## Given request
Take every line from the listing below that includes "with" and copy it.

__________________________________________________

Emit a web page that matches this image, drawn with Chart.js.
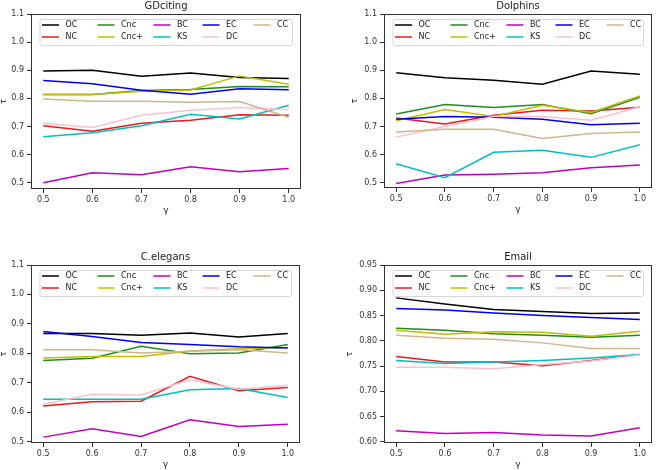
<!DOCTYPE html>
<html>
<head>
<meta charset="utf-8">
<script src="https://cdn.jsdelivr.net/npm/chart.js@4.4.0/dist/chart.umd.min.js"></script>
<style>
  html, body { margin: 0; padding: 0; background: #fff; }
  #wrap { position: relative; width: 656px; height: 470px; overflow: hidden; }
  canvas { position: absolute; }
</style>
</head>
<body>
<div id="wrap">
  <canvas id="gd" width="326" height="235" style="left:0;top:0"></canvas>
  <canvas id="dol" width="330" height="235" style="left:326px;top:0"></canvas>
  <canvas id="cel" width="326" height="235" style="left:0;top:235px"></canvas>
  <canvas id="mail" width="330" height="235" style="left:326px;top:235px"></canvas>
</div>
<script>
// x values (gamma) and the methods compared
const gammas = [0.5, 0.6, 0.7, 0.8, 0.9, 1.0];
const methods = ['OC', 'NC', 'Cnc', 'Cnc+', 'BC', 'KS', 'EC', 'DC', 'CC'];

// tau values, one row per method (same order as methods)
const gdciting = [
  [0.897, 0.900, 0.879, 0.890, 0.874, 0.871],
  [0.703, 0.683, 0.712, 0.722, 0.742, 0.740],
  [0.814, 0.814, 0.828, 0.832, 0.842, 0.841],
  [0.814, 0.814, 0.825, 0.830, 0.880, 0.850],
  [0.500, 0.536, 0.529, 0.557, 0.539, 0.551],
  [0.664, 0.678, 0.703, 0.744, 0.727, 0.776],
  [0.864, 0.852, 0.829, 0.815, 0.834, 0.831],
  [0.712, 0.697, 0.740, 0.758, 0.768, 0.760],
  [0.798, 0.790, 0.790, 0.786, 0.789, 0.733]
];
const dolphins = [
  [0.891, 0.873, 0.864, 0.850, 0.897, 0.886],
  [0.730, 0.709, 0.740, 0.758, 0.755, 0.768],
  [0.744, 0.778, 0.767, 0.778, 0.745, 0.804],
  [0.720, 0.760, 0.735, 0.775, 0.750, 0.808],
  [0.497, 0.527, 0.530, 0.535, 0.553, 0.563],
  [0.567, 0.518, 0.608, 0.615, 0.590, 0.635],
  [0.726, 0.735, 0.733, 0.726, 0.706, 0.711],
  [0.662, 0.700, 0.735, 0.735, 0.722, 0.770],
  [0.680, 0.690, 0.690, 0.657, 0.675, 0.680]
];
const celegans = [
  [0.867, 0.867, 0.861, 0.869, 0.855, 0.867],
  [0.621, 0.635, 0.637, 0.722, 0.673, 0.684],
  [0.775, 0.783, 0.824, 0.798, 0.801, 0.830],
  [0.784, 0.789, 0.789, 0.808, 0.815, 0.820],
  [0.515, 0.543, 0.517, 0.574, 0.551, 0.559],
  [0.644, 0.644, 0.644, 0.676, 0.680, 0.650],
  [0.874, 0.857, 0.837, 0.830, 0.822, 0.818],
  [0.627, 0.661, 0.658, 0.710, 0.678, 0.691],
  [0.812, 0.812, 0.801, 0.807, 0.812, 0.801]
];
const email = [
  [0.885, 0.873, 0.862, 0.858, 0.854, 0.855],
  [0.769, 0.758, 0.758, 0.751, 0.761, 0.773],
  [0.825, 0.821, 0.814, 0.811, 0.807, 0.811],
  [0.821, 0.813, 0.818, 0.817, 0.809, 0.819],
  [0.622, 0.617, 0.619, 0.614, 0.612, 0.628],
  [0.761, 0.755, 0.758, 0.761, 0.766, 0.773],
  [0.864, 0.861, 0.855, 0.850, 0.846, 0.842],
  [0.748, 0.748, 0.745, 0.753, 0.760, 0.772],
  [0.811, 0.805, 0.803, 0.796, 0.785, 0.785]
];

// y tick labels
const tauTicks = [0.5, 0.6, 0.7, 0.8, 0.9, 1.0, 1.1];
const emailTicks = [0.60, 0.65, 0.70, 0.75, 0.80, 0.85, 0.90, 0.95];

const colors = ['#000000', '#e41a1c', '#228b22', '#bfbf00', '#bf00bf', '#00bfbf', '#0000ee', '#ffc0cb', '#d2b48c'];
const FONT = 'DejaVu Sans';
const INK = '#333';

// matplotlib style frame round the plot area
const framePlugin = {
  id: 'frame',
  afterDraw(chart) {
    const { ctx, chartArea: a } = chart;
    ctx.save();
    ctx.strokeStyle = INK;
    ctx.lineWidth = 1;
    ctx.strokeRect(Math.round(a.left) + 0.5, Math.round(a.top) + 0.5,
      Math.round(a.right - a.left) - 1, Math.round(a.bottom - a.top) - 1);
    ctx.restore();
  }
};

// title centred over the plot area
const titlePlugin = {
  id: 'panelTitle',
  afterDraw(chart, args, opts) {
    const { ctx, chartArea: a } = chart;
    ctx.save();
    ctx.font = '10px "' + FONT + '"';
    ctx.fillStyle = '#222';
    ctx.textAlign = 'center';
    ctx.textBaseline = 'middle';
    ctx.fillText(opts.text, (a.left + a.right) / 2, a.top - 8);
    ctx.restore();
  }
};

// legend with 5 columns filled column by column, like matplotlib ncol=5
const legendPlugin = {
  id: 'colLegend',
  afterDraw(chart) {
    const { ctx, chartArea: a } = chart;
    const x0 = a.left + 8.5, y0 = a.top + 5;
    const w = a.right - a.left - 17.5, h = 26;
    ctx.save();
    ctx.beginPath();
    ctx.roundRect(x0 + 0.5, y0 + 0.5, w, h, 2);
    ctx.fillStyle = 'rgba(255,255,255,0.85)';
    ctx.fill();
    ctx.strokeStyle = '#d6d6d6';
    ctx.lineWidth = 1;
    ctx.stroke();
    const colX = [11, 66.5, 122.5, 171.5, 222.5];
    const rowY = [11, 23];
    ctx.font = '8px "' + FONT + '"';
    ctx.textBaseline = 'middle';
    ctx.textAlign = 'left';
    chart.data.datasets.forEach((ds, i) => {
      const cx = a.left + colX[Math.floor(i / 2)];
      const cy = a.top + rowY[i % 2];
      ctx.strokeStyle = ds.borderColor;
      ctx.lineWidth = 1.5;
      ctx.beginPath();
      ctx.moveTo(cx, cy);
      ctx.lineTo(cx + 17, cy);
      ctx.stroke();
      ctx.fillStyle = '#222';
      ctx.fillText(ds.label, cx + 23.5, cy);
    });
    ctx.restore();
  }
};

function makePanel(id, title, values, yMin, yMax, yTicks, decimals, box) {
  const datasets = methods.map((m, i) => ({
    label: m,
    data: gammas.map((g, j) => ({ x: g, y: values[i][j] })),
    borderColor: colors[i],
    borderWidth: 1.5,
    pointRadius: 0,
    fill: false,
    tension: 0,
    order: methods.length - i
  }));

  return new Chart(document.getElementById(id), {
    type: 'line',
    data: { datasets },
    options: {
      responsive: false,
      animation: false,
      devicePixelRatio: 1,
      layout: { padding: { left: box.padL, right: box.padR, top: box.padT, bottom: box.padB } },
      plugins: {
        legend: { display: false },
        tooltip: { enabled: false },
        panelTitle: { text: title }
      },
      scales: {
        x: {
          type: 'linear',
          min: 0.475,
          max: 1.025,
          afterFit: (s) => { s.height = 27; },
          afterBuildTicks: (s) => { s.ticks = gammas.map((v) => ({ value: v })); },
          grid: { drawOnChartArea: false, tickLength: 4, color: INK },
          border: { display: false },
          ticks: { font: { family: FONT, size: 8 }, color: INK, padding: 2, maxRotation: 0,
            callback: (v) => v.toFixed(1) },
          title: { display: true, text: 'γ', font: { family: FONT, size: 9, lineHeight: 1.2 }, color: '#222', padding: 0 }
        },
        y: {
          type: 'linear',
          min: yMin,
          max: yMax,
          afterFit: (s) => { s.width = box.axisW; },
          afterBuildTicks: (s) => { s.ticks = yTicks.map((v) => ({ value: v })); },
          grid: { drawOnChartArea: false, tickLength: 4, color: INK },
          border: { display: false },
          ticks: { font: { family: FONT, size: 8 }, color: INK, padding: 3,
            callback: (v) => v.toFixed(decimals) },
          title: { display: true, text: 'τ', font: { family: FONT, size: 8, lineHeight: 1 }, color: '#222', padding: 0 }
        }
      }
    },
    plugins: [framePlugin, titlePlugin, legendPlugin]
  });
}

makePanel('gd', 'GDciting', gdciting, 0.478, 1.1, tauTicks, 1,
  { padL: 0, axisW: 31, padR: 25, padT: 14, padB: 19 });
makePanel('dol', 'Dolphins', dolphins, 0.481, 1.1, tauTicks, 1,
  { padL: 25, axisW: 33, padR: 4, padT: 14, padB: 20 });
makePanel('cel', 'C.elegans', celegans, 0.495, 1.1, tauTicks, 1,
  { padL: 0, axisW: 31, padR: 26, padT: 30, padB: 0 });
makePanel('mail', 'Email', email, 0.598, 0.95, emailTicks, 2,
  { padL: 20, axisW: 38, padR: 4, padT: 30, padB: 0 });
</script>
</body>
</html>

__________________________________________________

## Finished task
Emit a web page that matches this image, drawn with Chart.js.
// legend with 5 columns filled column by column, like matplotlib ncol=5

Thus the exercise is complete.